INFORMATION PROVIDED:
■ ■ ■ ■ ■ ■ ■

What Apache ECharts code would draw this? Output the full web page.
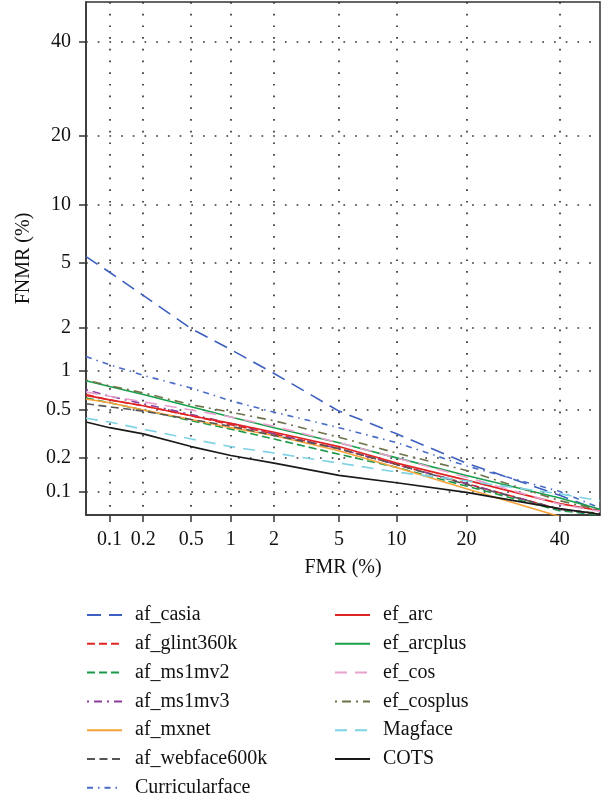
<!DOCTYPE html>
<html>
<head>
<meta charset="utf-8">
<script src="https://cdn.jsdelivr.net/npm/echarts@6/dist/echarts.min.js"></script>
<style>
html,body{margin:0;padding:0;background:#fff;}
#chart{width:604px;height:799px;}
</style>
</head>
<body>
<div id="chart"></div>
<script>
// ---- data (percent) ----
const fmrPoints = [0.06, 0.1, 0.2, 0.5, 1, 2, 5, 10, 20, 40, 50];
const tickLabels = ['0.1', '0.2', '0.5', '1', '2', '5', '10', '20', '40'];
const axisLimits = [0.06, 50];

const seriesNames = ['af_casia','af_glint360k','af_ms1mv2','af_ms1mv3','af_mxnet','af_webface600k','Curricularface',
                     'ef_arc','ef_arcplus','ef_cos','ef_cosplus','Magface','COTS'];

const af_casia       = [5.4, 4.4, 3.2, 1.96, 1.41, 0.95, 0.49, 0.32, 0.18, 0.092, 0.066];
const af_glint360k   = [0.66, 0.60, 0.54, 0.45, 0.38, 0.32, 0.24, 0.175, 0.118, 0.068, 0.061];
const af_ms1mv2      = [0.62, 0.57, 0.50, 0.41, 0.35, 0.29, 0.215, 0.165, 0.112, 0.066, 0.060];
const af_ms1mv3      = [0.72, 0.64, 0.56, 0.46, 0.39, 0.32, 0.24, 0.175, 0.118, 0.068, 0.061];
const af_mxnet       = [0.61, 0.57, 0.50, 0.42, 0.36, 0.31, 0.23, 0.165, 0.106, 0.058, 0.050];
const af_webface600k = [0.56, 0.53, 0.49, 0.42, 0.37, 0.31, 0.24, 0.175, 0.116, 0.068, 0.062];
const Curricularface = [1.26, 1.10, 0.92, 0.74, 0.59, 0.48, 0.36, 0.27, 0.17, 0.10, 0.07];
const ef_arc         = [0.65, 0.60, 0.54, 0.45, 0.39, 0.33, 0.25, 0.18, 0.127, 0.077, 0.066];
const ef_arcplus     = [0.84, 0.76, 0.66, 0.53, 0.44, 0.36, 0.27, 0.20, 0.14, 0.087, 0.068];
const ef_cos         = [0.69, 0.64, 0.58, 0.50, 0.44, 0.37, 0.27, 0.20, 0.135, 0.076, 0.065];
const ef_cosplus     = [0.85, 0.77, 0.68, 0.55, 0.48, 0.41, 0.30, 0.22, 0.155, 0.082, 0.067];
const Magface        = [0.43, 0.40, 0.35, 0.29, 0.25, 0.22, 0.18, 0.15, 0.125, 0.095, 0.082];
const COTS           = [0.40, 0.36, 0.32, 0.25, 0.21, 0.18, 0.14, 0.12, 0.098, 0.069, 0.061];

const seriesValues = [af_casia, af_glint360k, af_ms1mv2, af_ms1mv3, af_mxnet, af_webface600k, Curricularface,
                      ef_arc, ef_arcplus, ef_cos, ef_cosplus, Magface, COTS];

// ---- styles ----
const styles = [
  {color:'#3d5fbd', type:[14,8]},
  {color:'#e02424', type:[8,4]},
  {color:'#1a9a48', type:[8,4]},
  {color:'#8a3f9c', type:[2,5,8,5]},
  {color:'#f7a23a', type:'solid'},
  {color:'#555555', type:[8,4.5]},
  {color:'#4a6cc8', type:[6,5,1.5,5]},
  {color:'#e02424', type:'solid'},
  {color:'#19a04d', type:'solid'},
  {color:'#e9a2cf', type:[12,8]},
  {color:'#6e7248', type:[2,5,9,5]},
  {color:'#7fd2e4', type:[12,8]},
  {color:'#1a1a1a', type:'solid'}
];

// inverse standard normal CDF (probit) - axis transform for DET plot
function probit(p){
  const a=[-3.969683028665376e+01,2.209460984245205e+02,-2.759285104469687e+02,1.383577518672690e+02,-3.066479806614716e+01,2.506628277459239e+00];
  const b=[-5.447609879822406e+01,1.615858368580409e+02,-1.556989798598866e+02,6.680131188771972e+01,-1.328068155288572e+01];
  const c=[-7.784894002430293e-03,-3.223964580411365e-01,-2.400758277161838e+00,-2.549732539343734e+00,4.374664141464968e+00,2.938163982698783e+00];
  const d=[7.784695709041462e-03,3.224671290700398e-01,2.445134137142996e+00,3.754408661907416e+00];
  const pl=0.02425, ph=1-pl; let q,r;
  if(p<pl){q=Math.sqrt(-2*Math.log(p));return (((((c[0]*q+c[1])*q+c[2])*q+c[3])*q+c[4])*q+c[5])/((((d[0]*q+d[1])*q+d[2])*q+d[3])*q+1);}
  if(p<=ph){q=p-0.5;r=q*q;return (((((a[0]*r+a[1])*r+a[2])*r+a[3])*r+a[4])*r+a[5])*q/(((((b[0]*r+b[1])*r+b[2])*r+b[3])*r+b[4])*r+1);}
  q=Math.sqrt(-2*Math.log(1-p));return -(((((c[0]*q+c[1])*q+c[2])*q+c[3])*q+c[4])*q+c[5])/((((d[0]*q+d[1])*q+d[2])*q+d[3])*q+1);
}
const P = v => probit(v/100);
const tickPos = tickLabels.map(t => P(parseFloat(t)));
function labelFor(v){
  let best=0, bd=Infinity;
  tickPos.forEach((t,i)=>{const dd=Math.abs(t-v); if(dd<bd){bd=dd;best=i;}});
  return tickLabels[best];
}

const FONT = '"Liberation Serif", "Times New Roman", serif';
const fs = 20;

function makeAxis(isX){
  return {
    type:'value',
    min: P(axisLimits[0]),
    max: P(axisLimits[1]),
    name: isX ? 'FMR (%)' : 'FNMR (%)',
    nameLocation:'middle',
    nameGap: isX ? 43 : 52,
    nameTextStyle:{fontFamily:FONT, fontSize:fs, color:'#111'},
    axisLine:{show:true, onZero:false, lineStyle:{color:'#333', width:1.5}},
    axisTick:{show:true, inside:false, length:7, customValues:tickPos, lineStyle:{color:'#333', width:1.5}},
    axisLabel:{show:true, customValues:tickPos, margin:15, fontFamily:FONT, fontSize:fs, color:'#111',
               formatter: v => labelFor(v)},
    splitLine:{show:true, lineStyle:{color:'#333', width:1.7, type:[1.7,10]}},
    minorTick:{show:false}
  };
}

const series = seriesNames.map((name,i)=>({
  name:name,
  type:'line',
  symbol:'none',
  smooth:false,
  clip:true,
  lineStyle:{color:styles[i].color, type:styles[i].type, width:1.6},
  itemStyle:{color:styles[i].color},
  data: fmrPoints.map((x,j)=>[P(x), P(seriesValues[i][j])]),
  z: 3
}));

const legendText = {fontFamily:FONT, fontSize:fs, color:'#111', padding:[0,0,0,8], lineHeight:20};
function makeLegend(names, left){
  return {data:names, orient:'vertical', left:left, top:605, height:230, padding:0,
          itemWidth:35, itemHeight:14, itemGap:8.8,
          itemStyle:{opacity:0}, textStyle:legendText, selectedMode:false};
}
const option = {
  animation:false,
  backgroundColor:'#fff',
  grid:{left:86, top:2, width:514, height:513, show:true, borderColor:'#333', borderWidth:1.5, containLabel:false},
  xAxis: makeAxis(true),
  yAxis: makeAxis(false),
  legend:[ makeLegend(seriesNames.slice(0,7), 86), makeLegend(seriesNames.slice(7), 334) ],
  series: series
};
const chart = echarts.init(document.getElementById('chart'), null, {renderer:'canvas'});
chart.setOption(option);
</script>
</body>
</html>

■ ■ ■ ■ ■ ■ ■

TASK STATEMENT: Copy each line above precisely, dropping the pictures.

REPLY TO THE EXERCISE:
What Apache ECharts code would draw this? Output the full web page.
<!DOCTYPE html>
<html>
<head>
<meta charset="utf-8">
<script src="https://cdn.jsdelivr.net/npm/echarts@6/dist/echarts.min.js"></script>
<style>
html,body{margin:0;padding:0;background:#fff;}
#chart{width:604px;height:799px;}
</style>
</head>
<body>
<div id="chart"></div>
<script>
// ---- data (percent) ----
const fmrPoints = [0.06, 0.1, 0.2, 0.5, 1, 2, 5, 10, 20, 40, 50];
const tickLabels = ['0.1', '0.2', '0.5', '1', '2', '5', '10', '20', '40'];
const axisLimits = [0.06, 50];

const seriesNames = ['af_casia','af_glint360k','af_ms1mv2','af_ms1mv3','af_mxnet','af_webface600k','Curricularface',
                     'ef_arc','ef_arcplus','ef_cos','ef_cosplus','Magface','COTS'];

const af_casia       = [5.4, 4.4, 3.2, 1.96, 1.41, 0.95, 0.49, 0.32, 0.18, 0.092, 0.066];
const af_glint360k   = [0.66, 0.60, 0.54, 0.45, 0.38, 0.32, 0.24, 0.175, 0.118, 0.068, 0.061];
const af_ms1mv2      = [0.62, 0.57, 0.50, 0.41, 0.35, 0.29, 0.215, 0.165, 0.112, 0.066, 0.060];
const af_ms1mv3      = [0.72, 0.64, 0.56, 0.46, 0.39, 0.32, 0.24, 0.175, 0.118, 0.068, 0.061];
const af_mxnet       = [0.61, 0.57, 0.50, 0.42, 0.36, 0.31, 0.23, 0.165, 0.106, 0.058, 0.050];
const af_webface600k = [0.56, 0.53, 0.49, 0.42, 0.37, 0.31, 0.24, 0.175, 0.116, 0.068, 0.062];
const Curricularface = [1.26, 1.10, 0.92, 0.74, 0.59, 0.48, 0.36, 0.27, 0.17, 0.10, 0.07];
const ef_arc         = [0.65, 0.60, 0.54, 0.45, 0.39, 0.33, 0.25, 0.18, 0.127, 0.077, 0.066];
const ef_arcplus     = [0.84, 0.76, 0.66, 0.53, 0.44, 0.36, 0.27, 0.20, 0.14, 0.087, 0.068];
const ef_cos         = [0.69, 0.64, 0.58, 0.50, 0.44, 0.37, 0.27, 0.20, 0.135, 0.076, 0.065];
const ef_cosplus     = [0.85, 0.77, 0.68, 0.55, 0.48, 0.41, 0.30, 0.22, 0.155, 0.082, 0.067];
const Magface        = [0.43, 0.40, 0.35, 0.29, 0.25, 0.22, 0.18, 0.15, 0.125, 0.095, 0.082];
const COTS           = [0.40, 0.36, 0.32, 0.25, 0.21, 0.18, 0.14, 0.12, 0.098, 0.069, 0.061];

const seriesValues = [af_casia, af_glint360k, af_ms1mv2, af_ms1mv3, af_mxnet, af_webface600k, Curricularface,
                      ef_arc, ef_arcplus, ef_cos, ef_cosplus, Magface, COTS];

// ---- styles ----
const styles = [
  {color:'#3d5fbd', type:[14,8]},
  {color:'#e02424', type:[8,4]},
  {color:'#1a9a48', type:[8,4]},
  {color:'#8a3f9c', type:[2,5,8,5]},
  {color:'#f7a23a', type:'solid'},
  {color:'#555555', type:[8,4.5]},
  {color:'#4a6cc8', type:[6,5,1.5,5]},
  {color:'#e02424', type:'solid'},
  {color:'#19a04d', type:'solid'},
  {color:'#e9a2cf', type:[12,8]},
  {color:'#6e7248', type:[2,5,9,5]},
  {color:'#7fd2e4', type:[12,8]},
  {color:'#1a1a1a', type:'solid'}
];

// inverse standard normal CDF (probit) - axis transform for DET plot
function probit(p){
  const a=[-3.969683028665376e+01,2.209460984245205e+02,-2.759285104469687e+02,1.383577518672690e+02,-3.066479806614716e+01,2.506628277459239e+00];
  const b=[-5.447609879822406e+01,1.615858368580409e+02,-1.556989798598866e+02,6.680131188771972e+01,-1.328068155288572e+01];
  const c=[-7.784894002430293e-03,-3.223964580411365e-01,-2.400758277161838e+00,-2.549732539343734e+00,4.374664141464968e+00,2.938163982698783e+00];
  const d=[7.784695709041462e-03,3.224671290700398e-01,2.445134137142996e+00,3.754408661907416e+00];
  const pl=0.02425, ph=1-pl; let q,r;
  if(p<pl){q=Math.sqrt(-2*Math.log(p));return (((((c[0]*q+c[1])*q+c[2])*q+c[3])*q+c[4])*q+c[5])/((((d[0]*q+d[1])*q+d[2])*q+d[3])*q+1);}
  if(p<=ph){q=p-0.5;r=q*q;return (((((a[0]*r+a[1])*r+a[2])*r+a[3])*r+a[4])*r+a[5])*q/(((((b[0]*r+b[1])*r+b[2])*r+b[3])*r+b[4])*r+1);}
  q=Math.sqrt(-2*Math.log(1-p));return -(((((c[0]*q+c[1])*q+c[2])*q+c[3])*q+c[4])*q+c[5])/((((d[0]*q+d[1])*q+d[2])*q+d[3])*q+1);
}
const P = v => probit(v/100);
const tickPos = tickLabels.map(t => P(parseFloat(t)));
function labelFor(v){
  let best=0, bd=Infinity;
  tickPos.forEach((t,i)=>{const dd=Math.abs(t-v); if(dd<bd){bd=dd;best=i;}});
  return tickLabels[best];
}

const FONT = '"Liberation Serif", "Times New Roman", serif';
const fs = 20;

function makeAxis(isX){
  return {
    type:'value',
    min: P(axisLimits[0]),
    max: P(axisLimits[1]),
    name: isX ? 'FMR (%)' : 'FNMR (%)',
    nameLocation:'middle',
    nameGap: isX ? 43 : 52,
    nameTextStyle:{fontFamily:FONT, fontSize:fs, color:'#111'},
    axisLine:{show:true, onZero:false, lineStyle:{color:'#333', width:1.5}},
    axisTick:{show:true, inside:false, length:7, customValues:tickPos, lineStyle:{color:'#333', width:1.5}},
    axisLabel:{show:true, customValues:tickPos, margin:15, fontFamily:FONT, fontSize:fs, color:'#111',
               formatter: v => labelFor(v)},
    splitLine:{show:true, lineStyle:{color:'#333', width:1.7, type:[1.7,10]}},
    minorTick:{show:false}
  };
}

const series = seriesNames.map((name,i)=>({
  name:name,
  type:'line',
  symbol:'none',
  smooth:false,
  clip:true,
  lineStyle:{color:styles[i].color, type:styles[i].type, width:1.6},
  itemStyle:{color:styles[i].color},
  data: fmrPoints.map((x,j)=>[P(x), P(seriesValues[i][j])]),
  z: 3
}));

const legendText = {fontFamily:FONT, fontSize:fs, color:'#111', padding:[0,0,0,8], lineHeight:20};
function makeLegend(names, left){
  return {data:names, orient:'vertical', left:left, top:605, height:230, padding:0,
          itemWidth:35, itemHeight:14, itemGap:8.8,
          itemStyle:{opacity:0}, textStyle:legendText, selectedMode:false};
}
const option = {
  animation:false,
  backgroundColor:'#fff',
  grid:{left:86, top:2, width:514, height:513, show:true, borderColor:'#333', borderWidth:1.5, containLabel:false},
  xAxis: makeAxis(true),
  yAxis: makeAxis(false),
  legend:[ makeLegend(seriesNames.slice(0,7), 86), makeLegend(seriesNames.slice(7), 334) ],
  series: series
};
const chart = echarts.init(document.getElementById('chart'), null, {renderer:'canvas'});
chart.setOption(option);
</script>
</body>
</html>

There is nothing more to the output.